The approved resolution was sent to the Senate Board of Directors so that it can be discussed and voted on in the Senate Plenary.

Mexico's Secretary of Labor, Marath Bolaños, had barely finished his presentation at the Senate's Labor and Social Security Committee when the legislators unanimously approved the bill to reform the Federal Labor Law on digital platforms.

With this, they are heading towards the proposal that indicates that digital platform companies are prohibited from:

  • The collection of fees from workers for registration, use, separation or similar concepts related to the employment relationship.
  • The work of minors.
  • The withholding of money from workers in addition to the concepts established in the Law.
  • Concealment or simulation that seeks to distort the employment relationship through civil, commercial or other contracts.
  • The provision of services involving the provision of one's own personnel for the benefit of another natural or legal person.
  • Manipulating the income of workers to avoid their classification as subordinate workers of digital platforms.
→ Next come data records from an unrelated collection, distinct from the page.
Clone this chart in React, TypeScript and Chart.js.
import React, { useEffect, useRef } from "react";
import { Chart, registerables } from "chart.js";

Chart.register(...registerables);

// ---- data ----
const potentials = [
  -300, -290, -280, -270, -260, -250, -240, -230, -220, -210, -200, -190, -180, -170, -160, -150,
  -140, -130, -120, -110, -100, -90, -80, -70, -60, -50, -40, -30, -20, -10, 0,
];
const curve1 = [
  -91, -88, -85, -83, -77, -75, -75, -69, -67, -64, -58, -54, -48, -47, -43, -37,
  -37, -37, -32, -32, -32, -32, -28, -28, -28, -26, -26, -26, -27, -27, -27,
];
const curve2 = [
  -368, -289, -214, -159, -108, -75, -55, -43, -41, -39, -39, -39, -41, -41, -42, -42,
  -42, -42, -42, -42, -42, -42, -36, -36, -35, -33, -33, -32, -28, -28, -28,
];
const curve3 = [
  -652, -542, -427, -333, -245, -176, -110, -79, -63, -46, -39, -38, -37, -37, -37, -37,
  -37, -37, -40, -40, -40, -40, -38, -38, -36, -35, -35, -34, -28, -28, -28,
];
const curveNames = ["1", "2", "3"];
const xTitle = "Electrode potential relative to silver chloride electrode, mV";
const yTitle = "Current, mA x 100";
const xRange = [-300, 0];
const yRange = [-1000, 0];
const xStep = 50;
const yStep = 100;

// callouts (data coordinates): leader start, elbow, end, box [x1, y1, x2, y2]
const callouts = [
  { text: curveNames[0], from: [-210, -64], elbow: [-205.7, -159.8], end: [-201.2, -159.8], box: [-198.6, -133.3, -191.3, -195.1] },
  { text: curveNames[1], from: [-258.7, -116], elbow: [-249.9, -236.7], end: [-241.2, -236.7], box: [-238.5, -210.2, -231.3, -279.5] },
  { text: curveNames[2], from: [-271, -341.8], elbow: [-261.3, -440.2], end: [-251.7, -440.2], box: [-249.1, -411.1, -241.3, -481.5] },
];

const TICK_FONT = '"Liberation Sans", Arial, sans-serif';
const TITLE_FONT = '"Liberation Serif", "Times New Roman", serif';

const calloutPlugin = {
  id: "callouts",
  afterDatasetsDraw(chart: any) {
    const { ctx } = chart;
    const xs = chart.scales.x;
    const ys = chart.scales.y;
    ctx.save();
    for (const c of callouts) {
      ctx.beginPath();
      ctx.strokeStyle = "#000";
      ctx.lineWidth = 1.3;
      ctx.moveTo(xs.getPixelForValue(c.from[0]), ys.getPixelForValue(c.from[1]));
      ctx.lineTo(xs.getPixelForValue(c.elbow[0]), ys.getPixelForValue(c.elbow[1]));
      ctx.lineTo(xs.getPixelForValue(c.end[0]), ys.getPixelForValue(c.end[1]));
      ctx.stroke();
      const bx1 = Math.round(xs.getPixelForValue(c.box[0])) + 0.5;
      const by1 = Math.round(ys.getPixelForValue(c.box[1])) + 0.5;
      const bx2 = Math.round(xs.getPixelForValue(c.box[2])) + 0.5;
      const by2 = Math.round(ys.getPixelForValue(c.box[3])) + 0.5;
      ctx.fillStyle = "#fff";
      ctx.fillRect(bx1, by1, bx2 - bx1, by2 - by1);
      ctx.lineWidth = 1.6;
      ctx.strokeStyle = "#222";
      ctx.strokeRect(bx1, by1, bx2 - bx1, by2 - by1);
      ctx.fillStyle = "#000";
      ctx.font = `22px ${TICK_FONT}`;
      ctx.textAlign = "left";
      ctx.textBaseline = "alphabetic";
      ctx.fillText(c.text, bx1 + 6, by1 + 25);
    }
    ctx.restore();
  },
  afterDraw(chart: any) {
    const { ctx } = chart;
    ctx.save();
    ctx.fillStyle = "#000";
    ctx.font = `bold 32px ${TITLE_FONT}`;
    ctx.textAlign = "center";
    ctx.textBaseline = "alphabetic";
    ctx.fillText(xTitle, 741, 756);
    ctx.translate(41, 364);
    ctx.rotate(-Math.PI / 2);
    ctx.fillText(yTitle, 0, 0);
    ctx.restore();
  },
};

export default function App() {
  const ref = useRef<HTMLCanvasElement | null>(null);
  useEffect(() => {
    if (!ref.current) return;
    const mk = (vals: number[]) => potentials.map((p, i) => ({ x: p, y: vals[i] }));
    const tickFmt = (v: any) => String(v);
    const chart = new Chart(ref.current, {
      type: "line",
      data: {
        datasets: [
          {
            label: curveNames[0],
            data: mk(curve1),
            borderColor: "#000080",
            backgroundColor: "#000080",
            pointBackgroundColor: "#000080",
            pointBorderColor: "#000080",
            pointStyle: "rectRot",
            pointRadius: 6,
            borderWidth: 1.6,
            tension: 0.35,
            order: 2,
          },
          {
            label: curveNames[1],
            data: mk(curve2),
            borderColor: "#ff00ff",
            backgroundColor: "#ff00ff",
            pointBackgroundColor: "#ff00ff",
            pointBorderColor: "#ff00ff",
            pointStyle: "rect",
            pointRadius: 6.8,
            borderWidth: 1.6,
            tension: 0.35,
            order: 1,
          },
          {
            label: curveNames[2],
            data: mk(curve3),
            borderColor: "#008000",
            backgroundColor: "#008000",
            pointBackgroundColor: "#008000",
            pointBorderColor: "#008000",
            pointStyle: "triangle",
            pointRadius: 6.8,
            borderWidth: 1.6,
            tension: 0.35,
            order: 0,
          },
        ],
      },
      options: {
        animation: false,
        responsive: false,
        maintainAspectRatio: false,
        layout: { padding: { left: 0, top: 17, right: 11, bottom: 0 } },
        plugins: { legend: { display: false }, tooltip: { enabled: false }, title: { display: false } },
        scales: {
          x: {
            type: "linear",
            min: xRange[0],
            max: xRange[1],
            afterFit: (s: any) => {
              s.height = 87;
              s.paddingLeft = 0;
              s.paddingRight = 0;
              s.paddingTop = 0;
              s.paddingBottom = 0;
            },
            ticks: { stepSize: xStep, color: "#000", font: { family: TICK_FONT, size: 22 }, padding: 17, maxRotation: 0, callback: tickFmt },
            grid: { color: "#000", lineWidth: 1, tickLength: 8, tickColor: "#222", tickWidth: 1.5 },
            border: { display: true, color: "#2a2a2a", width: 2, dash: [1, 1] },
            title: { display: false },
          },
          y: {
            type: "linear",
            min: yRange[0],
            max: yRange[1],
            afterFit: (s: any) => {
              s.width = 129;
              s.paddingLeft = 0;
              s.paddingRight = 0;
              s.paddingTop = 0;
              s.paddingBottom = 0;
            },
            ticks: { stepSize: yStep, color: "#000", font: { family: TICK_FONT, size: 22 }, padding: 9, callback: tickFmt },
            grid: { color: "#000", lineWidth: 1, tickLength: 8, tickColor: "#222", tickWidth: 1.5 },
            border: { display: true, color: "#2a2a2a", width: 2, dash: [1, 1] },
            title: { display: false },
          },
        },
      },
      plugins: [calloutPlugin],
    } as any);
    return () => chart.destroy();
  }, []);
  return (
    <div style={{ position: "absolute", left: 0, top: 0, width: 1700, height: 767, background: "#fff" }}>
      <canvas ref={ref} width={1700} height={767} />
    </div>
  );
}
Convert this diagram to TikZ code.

It also establishes sanctions ranging from 250 to 25,000 times the Measurement and Update Unit (UMA) when the contract model is not registered in terms of the law; when changes are not issued or reported in the algorithmic management policy document; and when the provisions on payments or records are violated.

The Secretary of Labor, Marath Bolaños, explained at the meeting of the Senate Committees that the reform project will benefit about 658,000 workers, according to data from the Tax Administration Service (SAT), of which 272,000 have incomes of at least one monthly minimum wage.

She also said that the initiative is the result of dialogue, analysis and consultations with various institutions and organizations. “The dialogue took place with the main workers' organizations, and also with companies.”

The approved resolution was sent to the Senate Board of Directors so that it can be discussed and voted on in the Senate Plenary.